Wise Blood tells the story of Hazel Motes (Brad Dourif), a fierce-eyed cracker who returns from an unspecified modern war, pensioned off because of an unspecified wound, to find the family homestead in ruins and his Georgia village permanently bypassed by the highway. Changing his Army uniform for an $11.98 suit at the general store, Hazel entrains for “the city” determined “to do some things I never done before.” These all have to do with his violent need to establish “a place to be,” not only in space—a klunker car and a rented room will serve for that—but also in spirit, which only a dismantling of the entire Judaeo-Christian worldview will achieve.
Review: The Missouri Breaks
[Originally published in Movietone News 50, June 1976]
More than a fair share of iridescent, long-shadowed mornings and ghostly blue, otherworldly evenings mark the twilight of an era in The Missouri Breaks, Arthur Penn’s end-of-the-West Western. Penn’s Little Big Man was also an elegy of sorts, an iconoclastic and morally allegorical taking-apart of a corner of Western legend that has turned into (as in Ford’s The Man Who Shot Liberty Valance) an artifact consigned to a past made all the more poignant and irredeemable when contrasted to the poverty of a present trying to understand it.

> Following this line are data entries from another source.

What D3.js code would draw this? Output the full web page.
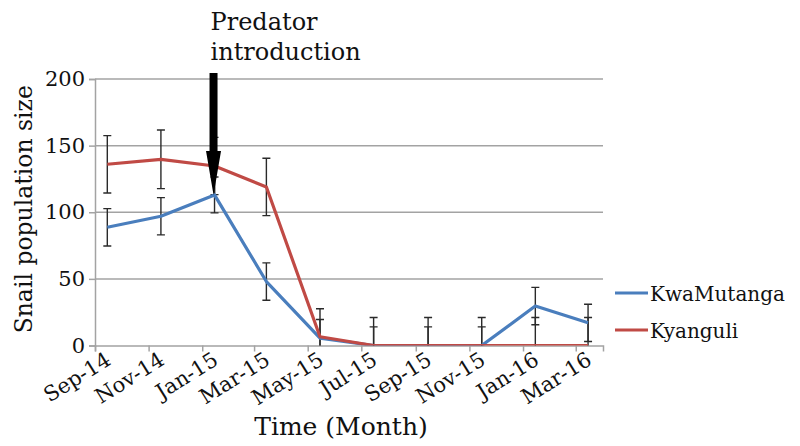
<!DOCTYPE html>
<html>
<head>
<meta charset="utf-8">
<script src="https://cdn.jsdelivr.net/npm/d3@7"></script>
<style>
  body { margin: 0; background: #fff; }
</style>
</head>
<body>
<svg id="chart" width="800" height="446" font-family="DejaVu Serif"></svg>
<script>
// sampling months (Excel date axis, points sit mid-month)
var categories = ['Sep-14', 'Nov-14', 'Jan-15', 'Mar-15', 'May-15', 'Jul-15', 'Sep-15', 'Nov-15', 'Jan-16', 'Mar-16'];
var kwaMutanga = [88.7, 97, 113, 48, 5.5, 0, 0, 0, 29.6, 17];
var kwaMutangaErr = [14, 14, 13.5, 14, 14, 14, 14, 14, 14, 14];
var kyanguli = [136, 139.7, 134.7, 119, 6.6, 0, 0, 0, 0, 0];
var kyanguliErr = [21.5, 22, 21.5, 21.5, 21, 21, 21, 21, 21, 21];
var yTicks = [0, 50, 100, 150, 200];
var seriesNames = ['KwaMutanga', 'Kyanguli'];
var seriesColors = ['#4a7ebd', '#c04a45'];
var FONT = 'DejaVu Serif';

var svg = d3.select('#chart');
var parseMonth = d3.timeParse('%b-%y');
var dates = categories.map(function (c) { return d3.timeDay.offset(parseMonth(c), 14); });

var margin = { left: 95, right: 197, top: 79, bottom: 100.5 };
var width = 800 - margin.left - margin.right;
var height = 446 - margin.top - margin.bottom;

var x = d3.scaleTime()
  .domain([new Date(2014, 8, 1), new Date(2016, 3, 1)])
  .range([0, width]);
var y = d3.scaleLinear().domain([0, 200]).range([height, 0]);

var g = svg.append('g').attr('transform', 'translate(' + margin.left + ',' + margin.top + ')');

g.append('clipPath').attr('id', 'plot-clip')
  .append('rect').attr('x', -10).attr('y', -2).attr('width', width + 20).attr('height', height + 2);

// gridlines
g.append('g').selectAll('line').data(yTicks.slice(1)).enter().append('line')
  .attr('x1', 0).attr('x2', width)
  .attr('y1', function (d) { return y(d); }).attr('y2', function (d) { return y(d); })
  .attr('stroke', '#a3a3a3').attr('stroke-width', 1.5);

// y axis
var yAxis = g.append('g')
  .call(d3.axisLeft(y).tickValues(yTicks).tickSize(6).tickPadding(4).tickFormat(d3.format('d')));
yAxis.attr('font-family', FONT);
yAxis.select('.domain').attr('stroke', '#a3a3a3').attr('stroke-width', 1.5);
yAxis.selectAll('.tick line').attr('stroke', '#a3a3a3').attr('stroke-width', 1.5);
yAxis.selectAll('.tick text').attr('font-size', 21).attr('font-family', FONT).attr('fill', '#111');

// x axis (ticks every two months, labels at the sampled points)
var xAxis = g.append('g').attr('transform', 'translate(0,' + height + ')')
  .call(d3.axisBottom(x).ticks(d3.timeMonth.every(2)).tickSize(6).tickFormat(''));
xAxis.select('.domain').attr('stroke', '#a3a3a3').attr('stroke-width', 1.5);
xAxis.selectAll('.tick line').attr('stroke', '#a3a3a3').attr('stroke-width', 1.5);

g.append('g').selectAll('text').data(categories).enter().append('text')
  .attr('transform', function (d, i) { return 'translate(' + (x(dates[i]) + 5) + ',' + (height + 18) + ')rotate(-32)'; })
  .attr('text-anchor', 'end')
  .attr('font-family', FONT)
  .attr('font-size', 21)
  .attr('fill', '#111')
  .text(function (d) { return d; });

// error bars + lines
var series = [
  { values: kwaMutanga, err: kwaMutangaErr },
  { values: kyanguli, err: kyanguliErr }
];
var line = d3.line()
  .x(function (d, i) { return x(dates[i]); })
  .y(function (d) { return y(d); });

var plot = g.append('g').attr('clip-path', 'url(#plot-clip)');
series.forEach(function (s, k) {
  var eb = plot.append('g').attr('stroke', '#2a2a2a').attr('stroke-width', 1.4);
  s.values.forEach(function (v, i) {
    var cx = x(dates[i]);
    var hi = y(v + s.err[i]);
    var lo = y(v - s.err[i]);
    eb.append('line').attr('x1', cx).attr('x2', cx).attr('y1', hi).attr('y2', lo);
    eb.append('line').attr('x1', cx - 4).attr('x2', cx + 4).attr('y1', hi).attr('y2', hi);
    eb.append('line').attr('x1', cx - 4).attr('x2', cx + 4).attr('y1', lo).attr('y2', lo);
  });
});
series.forEach(function (s, k) {
  plot.append('path').datum(s.values)
    .attr('d', line)
    .attr('fill', 'none')
    .attr('stroke', seriesColors[k])
    .attr('stroke-width', 3.2)
    .attr('stroke-linejoin', 'round');
});

// predator introduction arrow, pointing at Jan-15
var ax = x(dates[2]) - 1;
var tipY = y(kwaMutanga[2]);
var topY = y(200) - 6;
var headY = tipY - 44;
g.append('path')
  .attr('d', 'M' + (ax - 4) + ',' + topY + 'L' + (ax + 4) + ',' + topY + 'L' + (ax + 4) + ',' + headY +
    'L' + (ax + 7.5) + ',' + headY + 'L' + ax + ',' + tipY + 'L' + (ax - 7.5) + ',' + headY +
    'L' + (ax - 4) + ',' + headY + 'Z')
  .attr('fill', '#000');

var note = svg.append('text').attr('font-family', FONT).attr('font-size', 24).attr('fill', '#111');
note.append('tspan').attr('x', margin.left + ax - 3).attr('y', 30).text('Predator');
note.append('tspan').attr('x', margin.left + ax - 3).attr('y', 60).text('introduction');

// axis titles
svg.append('text')
  .attr('transform', 'translate(32,' + (margin.top + height / 2 - 3) + ')rotate(-90)')
  .attr('text-anchor', 'middle')
  .attr('font-family', FONT)
  .attr('font-size', 23.5)
  .attr('fill', '#111')
  .text('Snail population size');

svg.append('text')
  .attr('x', 341).attr('y', 435)
  .attr('text-anchor', 'middle')
  .attr('font-family', FONT)
  .attr('font-size', 25)
  .attr('fill', '#111')
  .text('Time (Month)');

// legend
var legend = svg.append('g').attr('transform', 'translate(615,293)');
seriesNames.forEach(function (name, k) {
  var row = legend.append('g').attr('transform', 'translate(0,' + (k * 37) + ')');
  row.append('line').attr('x1', 0).attr('x2', 33).attr('y1', 0).attr('y2', 0)
    .attr('stroke', seriesColors[k]).attr('stroke-width', 3.2);
  row.append('text').attr('x', 35).attr('y', 8).attr('font-family', FONT)
    .attr('font-size', 20).attr('fill', '#111').text(name);
});
</script>
</body>
</html>
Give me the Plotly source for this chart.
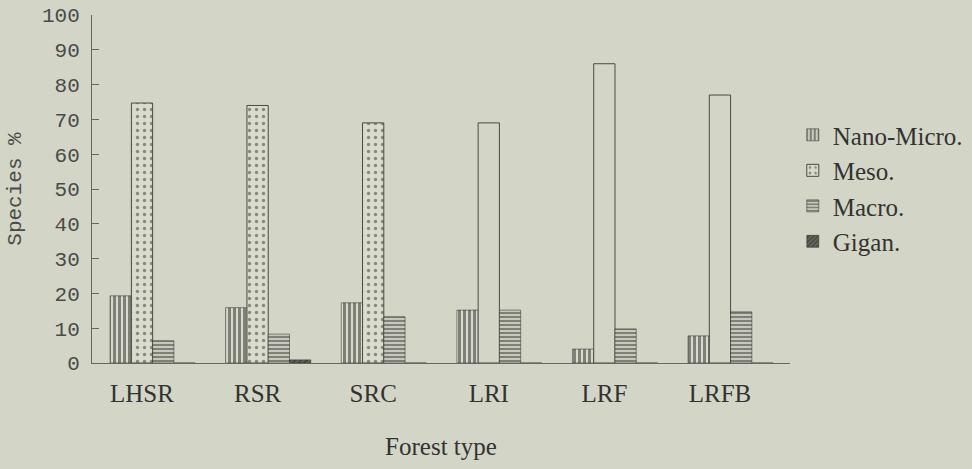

In Missouri Breaks, though, Penn and Thomas McGuane seem to be dealing their hands from within the form of the Western, letting the conventions subvert themselves, allowing a marked dissipation of generic coherence (a quality central to Penn’s Night Moves), to leave Penn’s world almost uninhabitable for the people left to muddle out the riddles of life within it. Missouri Breaks unfolds in a country that seems just at the peak of ripeness, ready to go to rot, thick with the flora of a virgin country and yet violated within minutes of its unveiling by a rather nasty hanging that seems a grim but nearly extraneous afterthought to a throng of onlookers gathered socially out in this green world, singing “Oh Susanna” and arguing politely about who ought to kick the horse out from underneath the condemned man. It’s a voracious landscape, even if Samuel Johnson does claim that a blade of grass is just a blade of grass.